Toronto 2015 Review: COLLECTIVE INVENTION Asks The Right Questions, But Has None Of The Answers
Wrapping a raft of social issues plaguing modern Korean society into a simple allegory, Collective Invention, a quirky new comedy-drama with dashes of the same humor found in Bong Joon-ho's work, is a succinct but relatively straightforward affair. The setting is ripe for social commentary, but none of the observations rise above the superficial and ultimately the film is let down by a storyline that feels underdeveloped and ends on a wishy-washy note of false hope.
Lee Kwang-soo, one of the players in last year's excellent drama-thriller Confession, plays a young man with a strange condition. After signing up for clinical pharmaceutical trials, things go wrong, and he begins to turn into a fish. Mind you, it's less a slow transformation than the image of a tall actor wearing an oversized fish-head mask, from under which we almost never see Lee. He becomes a media sensation for his condition but when public interest wanes and people start to turn against him, only a young reporter and a former one-night lover are still trying to help, though their intentions are also not entirely benevolent.

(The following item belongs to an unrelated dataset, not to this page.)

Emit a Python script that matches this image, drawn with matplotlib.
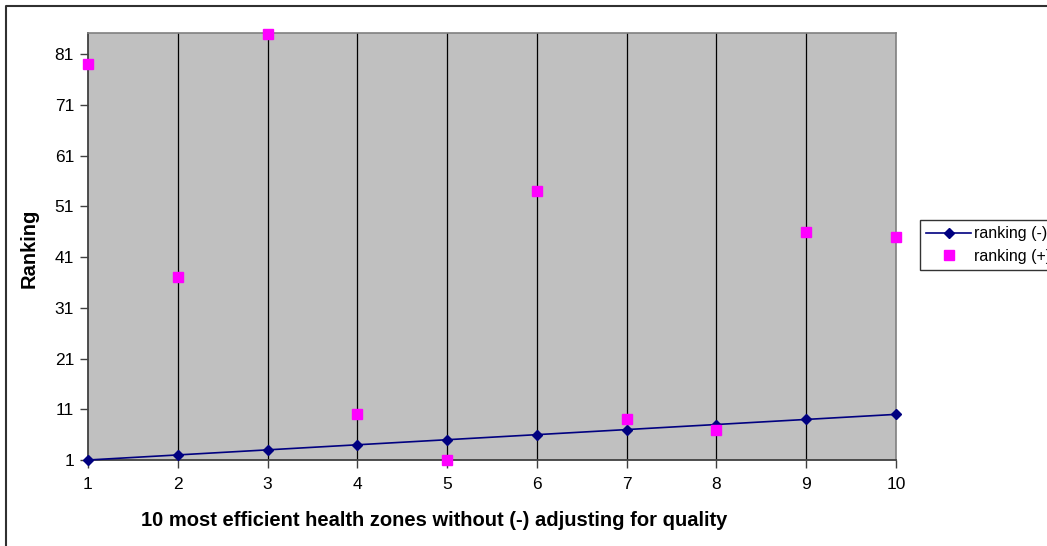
import matplotlib.pyplot as plt
from matplotlib.lines import Line2D

plt.rcParams['font.family'] = ['Liberation Sans', 'DejaVu Sans']

# health zones and their rankings
zones = [1, 2, 3, 4, 5, 6, 7, 8, 9, 10]
rank_minus = [1, 2, 3, 4, 5, 6, 7, 8, 9, 10]
rank_plus = [79, 37, 85, 10, 1, 54, 9, 7, 46, 45]
yticks = [1, 11, 21, 31, 41, 51, 61, 71, 81]

W, H = 1047, 546
fig = plt.figure(figsize=(W / 100, H / 100), dpi=100)
ax = fig.add_axes([88 / W, 1 - 460 / H, 808 / W, 427 / H])

# chart border (only top and left edges are inside the image)
fig.lines.append(Line2D([6 / W, 6 / W, 1.0], [0.0, 1 - 5.5 / H, 1 - 5.5 / H],
                        transform=fig.transFigure, color='#303030', linewidth=1.5))

ax.set_facecolor('#c0c0c0')
for x in zones[1:-1]:
    ax.axvline(x, color='black', linewidth=0.9, zorder=1)

ax.plot(zones, rank_minus, color='#000080', marker='D', markersize=5.5,
        linewidth=1.2, label='ranking (-)', zorder=3, clip_on=False)
ax.plot(zones, rank_plus, linestyle='none', color='#ff00ff', marker='s',
        markersize=6.5, label='ranking (+)', zorder=4, clip_on=False)

ax.set_xlim(1, 10)
ax.set_ylim(1, 85.2)
ax.set_xticks(zones)
ax.set_yticks(yticks)
ax.tick_params(axis='both', direction='out', length=6, width=1,
               color='#404040', labelsize=12.5)
ax.tick_params(axis='x', pad=6)
ax.tick_params(axis='y', pad=4)

for side in ['left', 'bottom']:
    ax.spines[side].set_color('#404040')
    ax.spines[side].set_linewidth(1.3)
for side in ['top', 'right']:
    ax.spines[side].set_color('#808080')
    ax.spines[side].set_linewidth(1.2)

fig.text(434 / W, 1 - 520 / H,
         '10 most efficient health zones without (-) adjusting for quality',
         ha='center', va='center', fontsize=14.5, fontweight='bold')
fig.text(29 / W, 1 - 248 / H, 'Ranking', rotation=90, ha='center', va='center',
         fontsize=14.5, fontweight='bold')

leg = fig.legend(loc='upper left', bbox_to_anchor=(920 / W, 1 - 220 / H),
                 frameon=True, fancybox=False, edgecolor='black', fontsize=11.5,
                 handlelength=2.8, handletextpad=0.2, borderaxespad=0,
                 borderpad=0.4, labelspacing=0.45)
leg.get_frame().set_linewidth(1.0)

fig.savefig('out.png', dpi=100)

Following a stint as an assistant director on indie sports comedy The King of Jogku and writing duties on Safe, the Palme d'or for Short Film winner at Cannes in 2013, Kwon Oh-kwang steps up for his first feature directorial outing. He acquits himself well at the helm, delivering a film that is confidently paced, easy to follow and well designed, but what might have done with more prep work is his script, which starts with all the right questions but never threatens to go anywhere particularly interesting.
The main problem with Collective Invention is that it feels like something we've seen too many times before. Akin to a small-scale version of Bong Joon-ho's The Host (2006), without any of that film's technical pizazz or knockout performances, Kwon's film is well-meaning but more than a little derivative. In many ways a youth film, Collective Invention foregrounds the reticence of its characters, a reflection of a society where young people are generally encouraged to toe the line, but when this shyness percolates up the filmmaking as well, the resulting tale feels thinly constructed, a taste of something better than may be lying in wait, but unsatisfying as a starter.
A Werewolf Boy (2012) star Park Bo-young once again plays a girl trying to help a mutated young boy, only this time she is afforded more definition as a girl with plenty of her own problems and a gigantic chip on her shoulder. For his part, Lee doesn't get to do much more than mope around under his costume (which is at least partly computer generated), leaving much of the heavy lifting to the older veterans in the cast, particularly Jang Gwang as the man's surly father and Lee Byoung-joon as the conflicted scientist whose research led to this situation in the first place.